“大明天下今重见,且把壶儿搁一边”关于这个“文字狱”的传说流传很广,姑且不论此事是否真的存在,还是以讹传讹,就这句话而言其实真的是有很刻意的反清的意识在里面的,不是一些人认为的那样,是完全的牵强附会。我想大家都知道,当时的朝鲜人怀念朱明,夷狄观念非常的浓,甚至到乾隆年间,还念念不忘于此,朴趾源的《热河日记》上就反映出这种很强烈的情感。而且通过朝鲜人的记载,可以知道,如“大明天下今重见,且把壶儿搁一边。”这样的句子,确实含有反满暗讽之意,并非统治者刻意将其强行联系起来:
三月十九日,乃毅宗烈皇帝殉社之日,乡先生与同闬冠童数十人,诣城西宋氏之僦屋,拜尤庵宋先生之遗像,出貂裘抚之,慷慨有流涕者。还至城下,搤腕西向而呼曰“胡!”。乡先生为旅酬,设薇蕨之菜。时禁酒,以蜜水代酒,盛画瓷盆,盆之款识曰“大明成化年制”,旅酬者必俯首视盆中,为不忘春秋之义也。(《热河日记·卷二·关内程史·射虎石记》页93)
文中提到以薇蕨为菜,相传伯夷叔齐不食周粟,采薇而食,后来饿死在首阳山下。此处用薇蕨即是表示他们不承认清朝的统治。更何况作者已经很直接了当的指出,此乃“为不忘春秋之义”。看到此,难道还会有人觉的,统治者认为这是有很强的反清意识,是臆想之词么?
我无意为文字狱辩解什么,无论怎么样,这种浓厚的带有血腥气味的专制统治,都是应当批判的。但是我十分不希望有人将其妖魔化,野蛮化,只是为了杀人而杀人,完全没有理智,这不是历史的真相。

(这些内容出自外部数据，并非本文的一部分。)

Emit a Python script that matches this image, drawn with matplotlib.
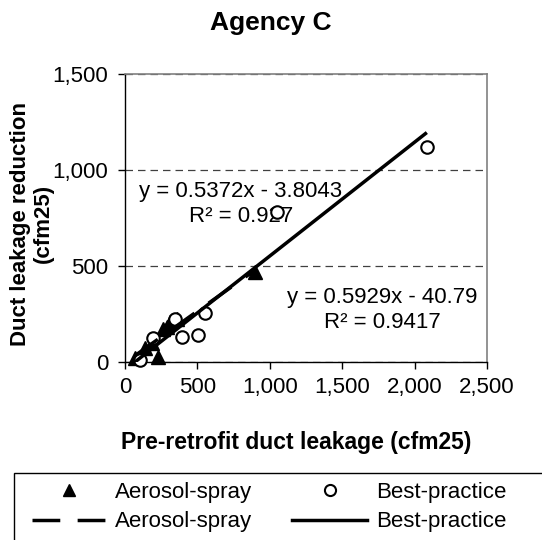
import matplotlib
matplotlib.use("Agg")
import matplotlib.pyplot as plt
from matplotlib.lines import Line2D
from matplotlib.patches import Rectangle
import numpy as np

plt.rcParams['font.family'] = ['Liberation Sans', 'DejaVu Sans']

# ---- data ----
aerosol_x = [70, 138, 184, 230, 260, 288, 311, 357, 900]
aerosol_y = [20, 71, 97, 25, 170, 183, 208, 226, 470]
best_x = [104, 196, 345, 391, 506, 552, 1052, 2083]
best_y = [10, 123, 226, 131, 140, 255, 783, 1118]

# trend lines (slope, intercept, x-range) as drawn
aerosol_fit = (0.5372, -3.8043)
aerosol_range = [70, 900]
best_fit = (0.5929, -40.79)
best_range = [70, 2075]

eq_upper = "y = 0.5372x - 3.8043\nR² = 0.927"
eq_lower = "y = 0.5929x - 40.79\nR² = 0.9417"

xticks = [0, 500, 1000, 1500, 2000, 2500]
yticks = [0, 500, 1000, 1500]

W, H = 542, 540
fig = plt.figure(figsize=(W / 100, H / 100), dpi=100)
L, R, T, B = 125, 487, 74, 362
ax = fig.add_axes([L / W, 1 - B / H, (R - L) / W, (B - T) / H])

ax.set_xlim(0, 2500)
ax.set_ylim(0, 1500)
ax.set_xticks(xticks)
ax.set_yticks(yticks)
ax.set_xticklabels([f"{v:,}" for v in xticks])
ax.set_yticklabels([f"{v:,}" for v in yticks])
ax.tick_params(axis='both', direction='out', length=5, width=1, labelsize=16, colors='black')
ax.tick_params(axis='y', pad=7)
ax.tick_params(axis='x', pad=6)

for s in ['top', 'right']:
    ax.spines[s].set_color('#808080')
    ax.spines[s].set_linewidth(1.2)
for s in ['left', 'bottom']:
    ax.spines[s].set_color('black')
    ax.spines[s].set_linewidth(1.0)

ax.yaxis.grid(True, linestyle=(0, (6, 4)), color='#404040', linewidth=0.9)
ax.set_axisbelow(True)

# points
ax.plot(aerosol_x, aerosol_y, linestyle='none', marker='^', color='black',
        markersize=9.5, zorder=3, clip_on=False)
ax.plot(best_x, best_y, linestyle='none', marker='o', markerfacecolor='white',
        markeredgecolor='black', markeredgewidth=1.5, markersize=9, zorder=3,
        clip_on=False)

# trend lines (drawn over the markers, as in the reference)
xa = np.array(aerosol_range, dtype=float)
ax.plot(xa, aerosol_fit[0] * xa + aerosol_fit[1], color='black', lw=2.5,
        dashes=(8, 5), zorder=4)
xb = np.array(best_range, dtype=float)
ax.plot(xb, best_fit[0] * xb + best_fit[1], color='black', lw=2.5, zorder=4)

ax.text(801, 822, eq_upper, ha='center', va='center', fontsize=16,
        linespacing=1.25, multialignment='center', zorder=2)
ax.text(1775, 269, eq_lower, ha='center', va='center', fontsize=16,
        linespacing=1.25, multialignment='center', zorder=2)

ax.set_ylabel("Duct leakage reduction\n(cfm25)", fontsize=16, fontweight='bold',
              linespacing=1.1)
ax.yaxis.label.set_va('center')
ax.yaxis.set_label_coords((32 - L) / (R - L), 0.48)
ax.set_xlabel("Pre-retrofit duct leakage (cfm25)", fontsize=16.5, fontweight='bold')
ax.xaxis.label.set_va('center')
ax.xaxis.set_label_coords((296 - L) / (R - L), (B - 443) / (B - T))

fig.text(0.5, 1 - 23 / H, "Agency C", ha='center', va='center', fontsize=19,
         fontweight='bold')

# legend
h_tri = Line2D([], [], linestyle='none', marker='^', color='black', markersize=9)
h_dash = Line2D([], [], color='black', lw=2.5, dashes=(8, 5))
h_circ = Line2D([], [], linestyle='none', marker='o', markerfacecolor='white',
                markeredgecolor='black', markeredgewidth=1.5, markersize=8)
h_solid = Line2D([], [], color='black', lw=2.5)
leg = fig.legend([h_tri, h_dash, h_circ, h_solid],
                 ["Aerosol-spray", "Aerosol-spray", "Best-practice", "Best-practice"],
                 ncol=2, frameon=False, loc='upper left',
                 bbox_to_anchor=(32 / W, 1 - 482 / H), borderpad=0, borderaxespad=0,
                 handlelength=3.35, handletextpad=0.4, columnspacing=1.8,
                 labelspacing=0.38, fontsize=16)
fig.patches.append(Rectangle((14 / W, -0.1), 1.2, (H - 473) / H + 0.1,
                             transform=fig.transFigure, fill=False,
                             edgecolor='black', linewidth=1.0))

fig.savefig("out.png", dpi=100)
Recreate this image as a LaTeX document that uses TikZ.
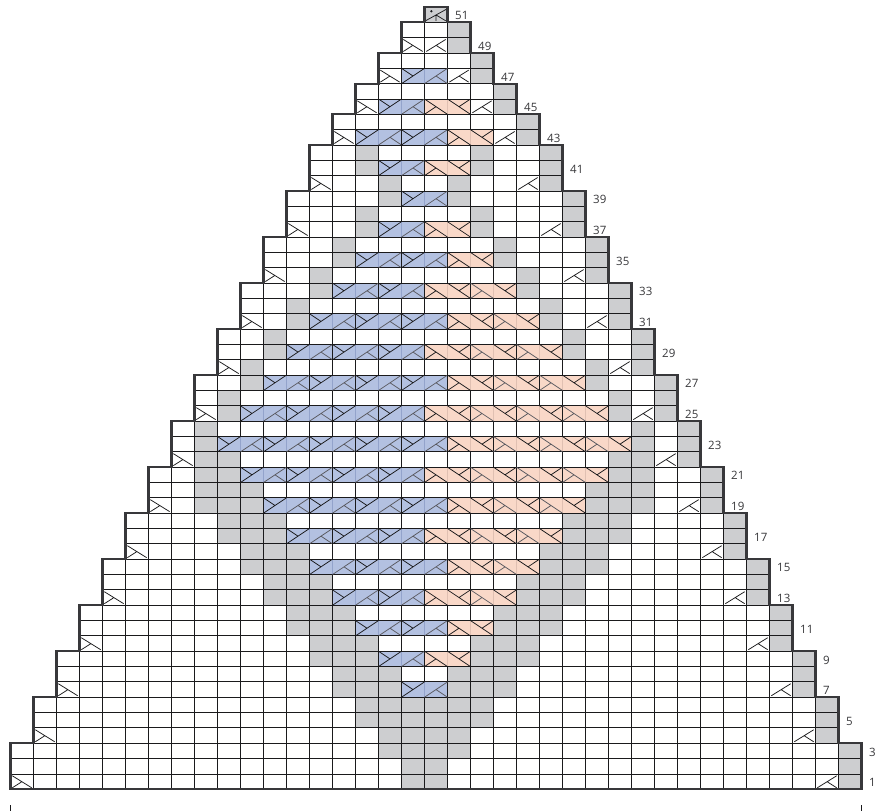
\documentclass[tikz,border=0pt]{standalone}
\usepackage{fontspec}
\setmainfont{Open Sans}
\definecolor{chartInk}{HTML}{1A1A1C}
\definecolor{chartEdge}{HTML}{38383B}
\definecolor{chartGray}{HTML}{CDCED0}
\definecolor{chartBlue}{HTML}{B3C1E1}
\definecolor{chartBlueLine}{HTML}{93A3CB}
\definecolor{chartSalmon}{HTML}{F9D8C8}
\definecolor{chartSalmonLine}{HTML}{E0C0B2}
\definecolor{chartSoft}{HTML}{5A5A60}
\begin{document}
\begin{tikzpicture}[x=23pt,y=15.34pt,line cap=butt,line join=miter]
\useasboundingbox (-10.5pt,-21.7pt) rectangle (873.5pt,789.3pt);
\path[fill=white] (-10.5pt,-21.7pt) rectangle (873.5pt,789.3pt);
\tikzset{gridwire/.style={draw=chartInk,line width=0.9pt},stairwire/.style={draw=chartEdge,line width=2.3pt},tickwire/.style={draw=chartInk,line width=0.9pt},hardmark/.style={draw=chartInk,line width=0.75pt},softmark/.style={draw=chartSoft,line width=0.75pt},rowlabel/.style={anchor=west,inner sep=0pt,xshift=7.5pt,yshift=-1pt,text=chartEdge,font=\fontsize{11.5}{13}\selectfont},graycell/.style={fill=chartGray},bluecell/.style={fill=chartBlue},salmoncell/.style={fill=chartSalmon}}
\foreach \k/\b/\t in {0/0/3,1/3/6,2/6/9,3/9/12,4/12/15,5/15/18,6/18/21,7/21/24,8/24/27,9/27/30,10/30/33,11/33/36,12/36/39,13/39/42,14/42/44,15/44/46,16/46/48,17/48/50,18/50/51}
  \path[graycell] (36-\k,\b) rectangle (37-\k,\t);
\foreach \r/\a/\c in {1/17/17,3/16/17,5/15/17,7/14/16,9/13/15,11/12/14,13/11/13,15/10/12,17/9/11,19/8/10,21/8/9,23/8/8,25/9/9,27/10/10,29/11/11,31/12/12,33/13/13,35/14/14,37/15/15,39/16/16,41/15/15} {
  \path[graycell] (\a,\r-1) rectangle (\c+1,\r+1);
  \path[graycell] (35-\c,\r-1) rectangle (36-\a,\r+1);
}
\foreach \k/\b/\t in {0/0/3,1/3/6,2/6/9,3/9/12,4/12/15,5/15/18,6/18/21,7/21/24,8/24/27,9/27/30,10/30/33,11/33/36,12/36/39,13/39/42,14/42/44,15/44/46,16/46/48,17/48/50,18/50/51}
  \draw[gridwire,step=1] (\k,\b) grid (37-\k,\t);
\foreach \r/\a/\n in {7/17/1,9/16/1,11/15/2,13/14/2,15/13/3,17/12/3,19/11/4,21/10/4,23/9/5,25/10/4,27/11/4,29/12/3,31/13/3,33/14/2,35/15/2,37/16/1,39/17/1,41/16/1,43/15/2,45/16/1,47/17/1}
  \foreach \i in {1,...,\n} {
    \begin{scope}[shift={(\a+2*\i-2,\r-1)}]
    \path[bluecell] (0,0) rectangle (2,1);
    \draw[draw=chartBlueLine,line width=0.7pt] (1,0) -- (1,1);
    \draw[gridwire] (0,0) rectangle (2,1);
    \draw[hardmark] (0,0) -- (1,1) (0,1) -- (0.5,0.5);
    \draw[softmark] (1,0) -- (2,1) (1.5,0.5) -- (2,0);
    \end{scope}
  }
\foreach \r/\a/\n in {9/18/1,11/19/1,13/18/2,15/19/2,17/18/3,19/19/3,21/18/4,23/19/4,25/18/4,27/19/3,29/18/3,31/19/2,33/18/2,35/19/1,37/18/1,41/18/1,43/19/1,45/18/1}
  \foreach \i in {1,...,\n} {
    \begin{scope}[shift={(\a+2*\i-2,\r-1)}]
    \path[salmoncell] (0,0) rectangle (2,1);
    \draw[draw=chartSalmonLine,line width=0.7pt] (1,0) -- (1,1);
    \draw[gridwire] (0,0) rectangle (2,1);
    \ifnum\i=1
      \draw[hardmark] (0,1) -- (1,0) (0,0) -- (0.5,0.5);
    \else
      \draw[softmark] (0,1) -- (1,0) (0,0) -- (0.5,0.5);
    \fi
    \draw[hardmark] (1,1) -- (2,0) (1.5,0.5) -- (2,1);
    \end{scope}
  }
\foreach \k/\b in {0/0,1/3,2/6,3/9,4/12,5/15,6/18,7/21,8/24,9/27,10/30,11/33,12/36,13/39,14/42,15/44,16/46,17/48} {
  \draw[hardmark] (\k+0.08,\b+0.88) -- (\k+0.92,\b+0.1) (\k+0.08,\b+0.1) -- (\k+0.47,\b+0.47);
  \draw[hardmark] (35-\k+0.08,\b+0.1) -- (35-\k+0.92,\b+0.88) (35-\k+0.53,\b+0.47) -- (35-\k+0.92,\b+0.1);
}
\draw[hardmark] (18.05,50.1) -- (18.95,50.85) (18.5,50.48) -- (18.92,50.1) (18.5,50.48) -- (18.5,50.1);
\fill[chartInk] (18.3,50.72) circle (1.3pt);
\draw[stairwire] (0,0) -- (0,3) -- (1,3) -- (1,6) -- (2,6) -- (2,9) -- (3,9) -- (3,12) -- (4,12) -- (4,15) -- (5,15) -- (5,18) -- (6,18) -- (6,21) -- (7,21) -- (7,24) -- (8,24) -- (8,27) -- (9,27) -- (9,30) -- (10,30) -- (10,33) -- (11,33) -- (11,36) -- (12,36) -- (12,39) -- (13,39) -- (13,42) -- (14,42) -- (14,44) -- (15,44) -- (15,46) -- (16,46) -- (16,48) -- (17,48) -- (17,50) -- (18,50) -- (18,51) -- (19,51) -- (19,50) -- (20,50) -- (20,48) -- (21,48) -- (21,46) -- (22,46) -- (22,44) -- (23,44) -- (23,42) -- (24,42) -- (24,39) -- (25,39) -- (25,36) -- (26,36) -- (26,33) -- (27,33) -- (27,30) -- (28,30) -- (28,27) -- (29,27) -- (29,24) -- (30,24) -- (30,21) -- (31,21) -- (31,18) -- (32,18) -- (32,15) -- (33,15) -- (33,12) -- (34,12) -- (34,9) -- (35,9) -- (35,6) -- (36,6) -- (36,3) -- (37,3) -- (37,0) -- cycle;
\coordinate (tickLeftTop) at (0,-16pt); \coordinate (tickLeftEnd) at (0,-21.7pt);
\coordinate (tickRightTop) at (37,-16pt); \coordinate (tickRightEnd) at (37,-21.7pt);
\draw[tickwire] (tickLeftTop) -- (tickLeftEnd);
\draw[tickwire] (tickRightTop) -- (tickRightEnd);
\foreach \r/\e in {1/37,3/37,5/36,7/35,9/35,11/34,13/33,15/33,17/32,19/31,21/31,23/30,25/29,27/29,29/28,31/27,33/27,35/26,37/25,39/25,41/24,43/23,45/22,47/21,49/20,51/19}
  \node[rowlabel] (row\r) at (\e,\r-0.5) {\r};
\end{tikzpicture}
\end{document}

其实作为统治者,文字狱只是一种政治的“手段”,而不是政治的目的。比如查嗣廷案因其所考题是“正大而天地之情可见矣”和“百室盈止,妇子宁止”,正止相连,疑其和汪景祺一样,讥讽雍正年号有一止之相而获罪。但实际上查嗣廷真正获罪的理由是因为他和隆科多的关系,借此来增加隆科多的罪名。皇帝本人难道真的以为查嗣廷是在对自己的年号进行诅咒么?不是。举个例子,道士李不器诬陷岳钟琪谋逆,其中一条罪名就是岳“以西安省城开挖街道,系雍州地方,于雍正年号干碍,谓是岳钟琪咒诅公行”,但是雍正却认为“街道为居民出入所必由地,地方官修理治平乃为政之要务。”雍正四年是他的本命年,当时有人条奏这一年京城不宜动土,雍正认为这是庸夫俗见,他说在辇下修治街道尚不以俗见拘忌,那么岳这么做又有什么错呢?况且“雍州之与雍正有何关碍”?!皇帝认为此说“谬妄不经”。(《雍正朝起居注册》第一册,页二四六八,雍正六年十二月初十日)难道正止相连乃诅咒雍正年号一止之象,此说就不荒谬了么?不过是人不同。说白了,就是对人不对事。这其实就是“政治”!